The four hallmark elements of a de facto merger include: (1) continuity of ownership; (2) cessation of ordinary business and rapid dissolution of the acquired corporation; (3) assumption by the successor of liabilities ordinarily necessary for the uninterrupted continuation of the business of the acquired corporation; and (4) continuity of management, personnel, physical location, assets and general business operations.[10]

Unlike the mere continuation exception, formal, legal dissolution of the predecessor is not required—“so long as the acquired company is shorn of its assets and has become, in essence, a shell.”[11]  

II.        A Note on Successor Liability & Personal Jurisdiction in New York State

A recent opinion from New York State Court of Appeals assessed the intersection between successor liability and personal jurisdiction.[12]  The Court addressed the issue in response to a certified question from the Second Circuit Court of Appeals whether, under New York law, “an entity that acquires all of another entity's liabilities and assets, but does not merge with that entity, inherits the acquired entity's status for purposes of specific personal jurisdiction?”[13]
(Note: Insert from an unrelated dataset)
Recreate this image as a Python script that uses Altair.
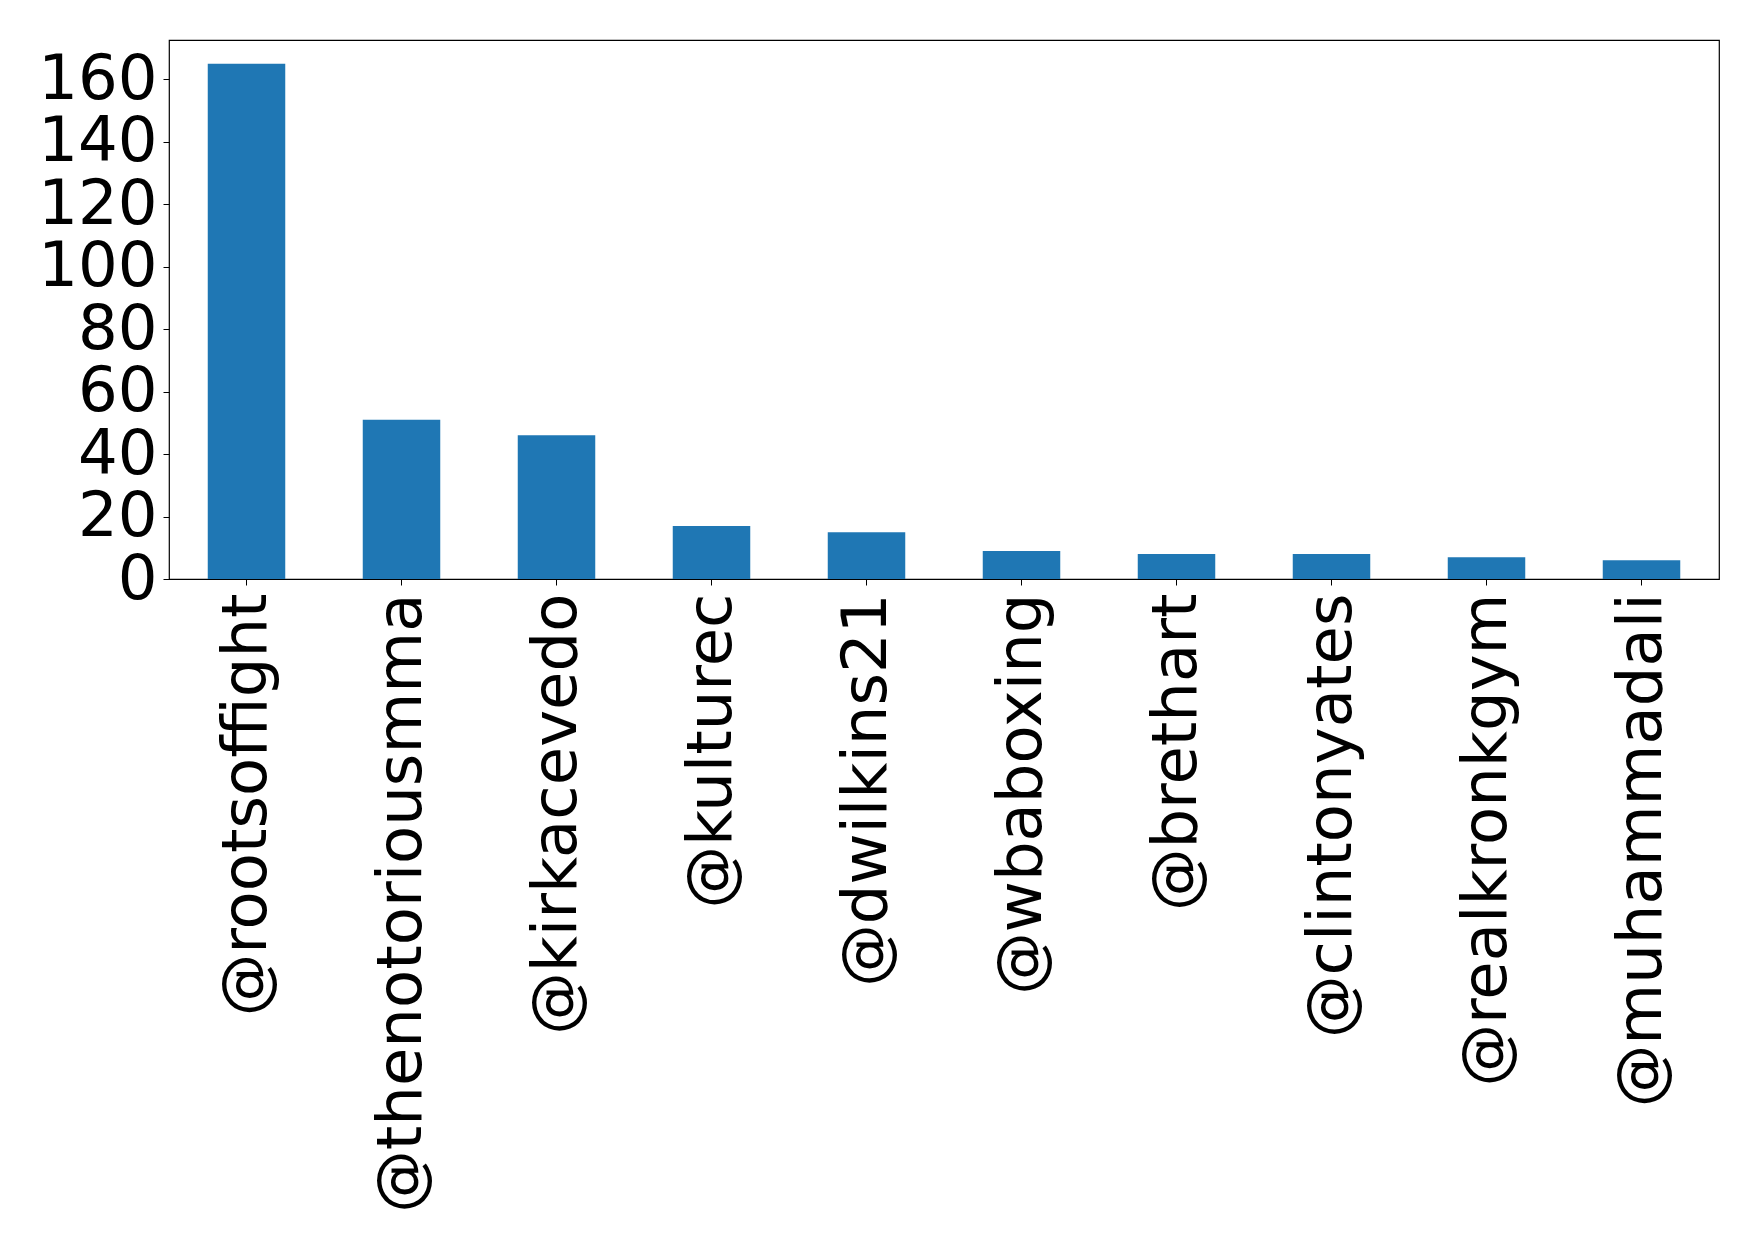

The certified question arose in 2019 in connection with litigation against a successor to the Lebanese Canadian Bank—for damages stemming from terrorist attacks in Israel.  The plaintiffs in the litigation had alleged that the bank provided extensive financial services to terrorist organizations.  It was undisputed that the successor had assumed the predecessor’s liabilities.[14]  What was not clear was whether New York had jurisdiction over the successor bank—on the grounds that it would have had jurisdiction over the predecessor.

According to the Court of Appeals, in determining whether a New York court may exercise personal jurisdiction over an entity’s successor, “the basic test seems to gear the (personal) jurisdiction question to whether, as a substantive matter, the successor corporation may be liable for the obligations of the predecessor.”[15]  The Court held that if the successor is liable for the predecessor's obligations and the predecessor would have been subject to such jurisdiction in a suit to enforce the obligation, then the successor will be subject to personal jurisdiction.[16]  Thus, “where an entity acquires all of another entity's liabilities and assets, but does not merge with that entity, it [also] inherits the acquired entity's status for purposes of specific personal jurisdiction.”[17] 

____________________________________

[1] See Schumacher v. Richards Shear Co., 59 N.Y.2d 239, 244–45 (1983); Arnold Graphics Indus. v. Indep. Agent Ctr., Inc., 775 F.2d 38 (2d Cir. 1985).

[2] Hochheiser v. Alin, 59 Misc. 3d 1207(A) *9 (N.Y. Sup. Ct. 2018).

[3] See Cargo Partner AG v Albatrans, Inc., 352 F.3d 41 (2d Cir 2003); Schumacher, 59 N.Y.2d at 245.

[4] TAP Holdings, LLC v Orix Fin. Corp., 45 Misc 3d 1217(A) (NY Sup 2014); Ivory Dev., LLC v Roe, 135 AD3d 1216 (3d Dept 2016).

[5] TAP Holdings, LLC v Orix Fin. Corp., 45 Misc 3d 1217(A) *8 (NY Sup 2014); State Farm Fire & Cas. Co. v Main Bros. Oil Co., 101 AD3d 1575 (3d Dept 2012) (Emphasis Supplied).

[6] Diaz v S. Bend Lathe Inc., 707 F Supp 97, 100 (EDNY, 1989).  See also, Schumacher, 59 N.Y.2d at 244–45 (Emphasis Supplied).

[7] See TAP Holdings, LLC, 45 Misc. 3d 1217(A) at *8-10. 

[8] TAP Holdings, LLC, 45 Misc. 3d 1217(A) at *4; Fitzgerald v. Fahnestock & Co., 286 A.D.2d 573 (1st Dept 2001).

[9] State Farm Fire & Cas. Co., 101 A.D.3d 1575, at 1578; Winch v. Yates Am. Mach. Co., 205 A.D.2d 1001, 1002 (19940), lv. dismissed 84 N.Y.2d 1027 (1995), quoting Grant–Howard Assoc. v. General Housewares Corp., 63 N.Y.2d 291, 296 (1984).

[10] See Fitzgerald, 286 A.D.2d at 574-75; TAP Holdings, LLC, 45 Misc. 3d 1217(A) *8-10.

[11] See id.                     

[12] Lelchook v. Socie?te? Ge?ne?rale de Banque au Liban SAL, No. 29, 2024 WL 1661460 (N.Y. Apr. 18, 2024).

[13] Lelchook v. Socie?te? Ge?ne?rale de Banque au Liban SAL, 67 F.4th 69 (2d Cir.), certified question accepted, 39 N.Y.3d 1146 (2023), and certified question answered sub nom. Lelchook v. Socie?te? Ge?ne?rale de Banque au Liban SAL, No. 29, 2024 WL 1661460 (N.Y. Apr. 18, 2024).

[14] See Lelchook, No. 29, 2024 WL 1661460 at *1.

[15] See id. at *5.

[16] Id.

[17] Lelchook, No. 29, 2024 WL 1661460 at *5.